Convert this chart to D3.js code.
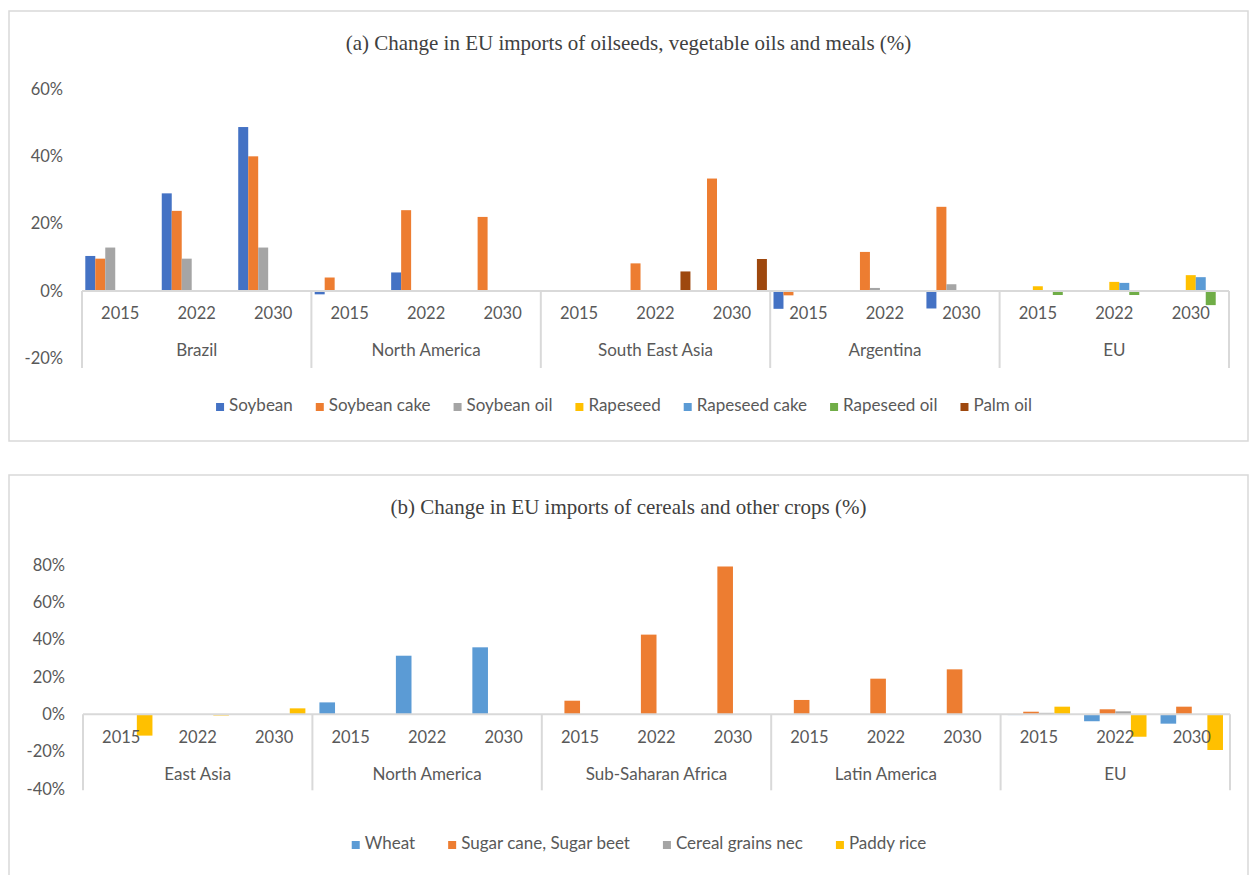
<!DOCTYPE html>
<html>
<head>
<meta charset="utf-8">
<script src="https://cdn.jsdelivr.net/npm/d3@7"></script>
<style>
  body { margin: 0; background: #fff; }
  svg { display: block; }
  text { font-family: Lato, "Open Sans", sans-serif; fill: #595959; }
  .title { font-family: "Liberation Serif", "Times New Roman", serif; fill: #404040; }
</style>
</head>
<body>
<svg width="1249" height="875"></svg>
<script>
// shared category levels
var years = ['2015', '2022', '2030'];

// (a) oilseeds, vegetable oils and meals
var regionsA = ['Brazil', 'North America', 'South East Asia', 'Argentina', 'EU'];
var seriesA = ['Soybean', 'Soybean cake', 'Soybean oil', 'Rapeseed', 'Rapeseed cake', 'Rapeseed oil', 'Palm oil'];
var colorsA = ['#4472C4', '#ED7D31', '#A5A5A5', '#FFC000', '#5B9BD5', '#70AD47', '#9E480E'];
var soybean      = [10.4, 29.0, 48.7, -1.0, 5.5, 0,  0, 0, 0,  -5.3, 0, -5.2,  0, 0, 0];
var soybeanCake  = [9.6, 23.8, 40.0,  4.0, 24.0, 22.0,  -0.3, 8.2, 33.4,  -1.3, 11.6, 25.0,  0, 0, 0];
var soybeanOil   = [12.9, 9.6, 12.9,  0, 0, 0,  0, 0, 0,  0, 0.9, 2.0,  0, 0, 0];
var rapeseed     = [0, 0, 0,  0, 0, 0,  0, 0, 0,  0, 0, 0,  1.4, 2.7, 4.7];
var rapeseedCake = [0, 0, 0,  0, 0, 0,  0, 0, 0,  0, 0, 0,  0, 2.4, 4.1];
var rapeseedOil  = [0, 0, 0,  0, 0, 0,  0, 0, 0,  0, 0, 0,  -1.2, -1.2, -4.2];
var palmOil      = [0, 0, 0,  0, 0, 0,  0, 5.8, 9.5,  0, 0, 0,  0, 0, 0];
var ticksA = [-20, 0, 20, 40, 60];

// (b) cereals and other crops
var regionsB = ['East Asia', 'North America', 'Sub-Saharan Africa', 'Latin America', 'EU'];
var seriesB = ['Wheat', 'Sugar cane, Sugar beet', 'Cereal grains nec', 'Paddy rice'];
var colorsB = ['#5B9BD5', '#ED7D31', '#A5A5A5', '#FFC000'];
var wheat      = [0, 0, 0,  6.4, 31.4, 35.9,  0, 0, 0,  0, 0, 0,  -0.4, -3.7, -5.0];
var sugarCane  = [0, 0, 0,  0, 0, 0,  7.3, 42.7, 79.2,  7.7, 19.1, 24.1,  1.4, 2.7, 4.1];
var cerealNec  = [0, 0, 0,  0, 0, 0,  0, 0, 0,  0, 0, 0,  0.8, 1.6, 0];
var paddyRice  = [-11.4, -0.6, 3.2,  0, 0, 0,  0, 0, 0,  0, 0, 0,  4.1, -12.0, -19.1];
var ticksB = [-40, -20, 0, 20, 40, 60, 80];

var svg = d3.select('svg');
var lineColor = '#d9d9d9';

function drawPanel(cfg) {
    var g = svg.append('g');

    // frame
    g.append('rect')
        .attr('x', cfg.box[0]).attr('y', cfg.box[1])
        .attr('width', cfg.box[2]).attr('height', cfg.box[3])
        .attr('fill', '#fff').attr('stroke', lineColor).attr('stroke-width', 1.5);

    g.append('text')
        .attr('class', 'title')
        .attr('x', cfg.box[0] + cfg.box[2] / 2)
        .attr('y', cfg.titleY)
        .attr('text-anchor', 'middle')
        .attr('dominant-baseline', 'middle')
        .style('font-size', '21px')
        .text(cfg.title);

    var cats = [];
    cfg.regions.forEach(function (r) {
        years.forEach(function (yr) { cats.push(r + '|' + yr); });
    });

    var x0 = d3.scaleBand().domain(cats).range([cfg.left, cfg.right]);
    var x1 = d3.scaleBand().domain(cfg.series).range([0, x0.bandwidth()]).paddingOuter(cfg.outerPad);
    var y = d3.scaleLinear().domain(cfg.domain).range([cfg.bottom, cfg.top]);

    // y tick labels only, no axis line
    var yAxis = d3.axisLeft(y).tickValues(cfg.ticks).tickSize(0).tickPadding(0)
        .tickFormat(function (d) { return d + '%'; });
    var ya = g.append('g')
        .attr('transform', 'translate(' + cfg.labelX + ',0)')
        .call(yAxis);
    ya.select('.domain').remove();
    ya.selectAll('text').style('font-size', '16.5px').attr('fill', '#595959');

    // bars
    cfg.series.forEach(function (s, i) {
        g.append('g').selectAll('rect')
            .data(cfg.values[i].map(function (v, k) { return {cat: cats[k], v: v}; }))
            .enter().append('rect')
            .filter(function (d) { return d.v !== 0; })
            .attr('x', function (d) { return x0(d.cat) + x1(s); })
            .attr('width', x1.bandwidth())
            .attr('y', function (d) { return y(Math.max(0, d.v)); })
            .attr('height', function (d) { return Math.abs(y(d.v) - y(0)); })
            .attr('fill', cfg.colors[i]);
    });

    // category axis
    var zero = y(0);
    g.append('line')
        .attr('x1', cfg.left).attr('x2', cfg.right)
        .attr('y1', zero).attr('y2', zero)
        .attr('stroke', lineColor).attr('stroke-width', 2);

    var regionW = (cfg.right - cfg.left) / cfg.regions.length;
    d3.range(cfg.regions.length + 1).forEach(function (k) {
        var xx = cfg.left + k * regionW;
        g.append('line')
            .attr('x1', xx).attr('x2', xx)
            .attr('y1', zero).attr('y2', zero + cfg.sepLen)
            .attr('stroke', lineColor).attr('stroke-width', 2);
    });

    g.selectAll('.yr').data(cats).enter().append('text')
        .attr('x', function (d) { return x0(d) + x0.bandwidth() / 2; })
        .attr('y', zero + cfg.yearOff)
        .attr('text-anchor', 'middle')
        .attr('dominant-baseline', 'middle')
        .style('font-size', '16.5px')
        .text(function (d) { return d.split('|')[1]; });

    g.selectAll('.rg').data(cfg.regions).enter().append('text')
        .attr('x', function (d, k) { return cfg.left + (k + 0.5) * regionW; })
        .attr('y', zero + cfg.regionOff)
        .attr('text-anchor', 'middle')
        .attr('dominant-baseline', 'middle')
        .style('font-size', '17px')
        .text(function (d) { return d; });

    // legend
    var leg = g.append('g');
    var xpos = 0;
    cfg.series.forEach(function (s, i) {
        var item = leg.append('g').attr('transform', 'translate(' + xpos + ',0)');
        item.append('rect').attr('x', 0).attr('y', -4).attr('width', 8).attr('height', 8)
            .attr('fill', cfg.colors[i]);
        var t = item.append('text').attr('x', 13).attr('y', 0)
            .attr('dominant-baseline', 'middle')
            .style('font-size', '17px')
            .text(s);
        xpos += 13 + t.node().getComputedTextLength() + cfg.legendGap;
    });
    var legW = xpos - cfg.legendGap;
    leg.attr('transform', 'translate(' + (cfg.legendCx - legW / 2) + ',' + cfg.legendY + ')');
}

drawPanel({
    box: [9, 11, 1239, 430],
    title: '(a) Change in EU imports of oilseeds, vegetable oils and meals (%)',
    titleY: 45,
    regions: regionsA, series: seriesA, colors: colorsA,
    values: [soybean, soybeanCake, soybeanOil, rapeseed, rapeseedCake, rapeseedOil, palmOil],
    ticks: ticksA, domain: [-20, 60],
    left: 82, right: 1229, top: 89, bottom: 358.3,
    outerPad: 0.33, labelX: 63,
    sepLen: 77, yearOff: 24, regionOff: 61,
    legendY: 407, legendCx: 624, legendGap: 23
});

drawPanel({
    box: [9, 475, 1239, 410],
    title: '(b) Change in EU imports of cereals and other crops (%)',
    titleY: 509,
    regions: regionsB, series: seriesB, colors: colorsB,
    values: [wheat, sugarCane, cerealNec, paddyRice],
    ticks: ticksB, domain: [-40, 80],
    left: 83, right: 1230, top: 565, bottom: 789,
    outerPad: 0.45, labelX: 65,
    sepLen: 76, yearOff: 24, regionOff: 61,
    legendY: 845, legendCx: 639, legendGap: 33
});
</script>
</body>
</html>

Work to complete: Copy exactly the lines running from the beginning of the listing through the line that has "var years = ['2015', '2022', '2030'];". Drop the pictures.

Answer to the problem:
Convert this chart to D3.js code.
<!DOCTYPE html>
<html>
<head>
<meta charset="utf-8">
<script src="https://cdn.jsdelivr.net/npm/d3@7"></script>
<style>
  body { margin: 0; background: #fff; }
  svg { display: block; }
  text { font-family: Lato, "Open Sans", sans-serif; fill: #595959; }
  .title { font-family: "Liberation Serif", "Times New Roman", serif; fill: #404040; }
</style>
</head>
<body>
<svg width="1249" height="875"></svg>
<script>
// shared category levels
var years = ['2015', '2022', '2030'];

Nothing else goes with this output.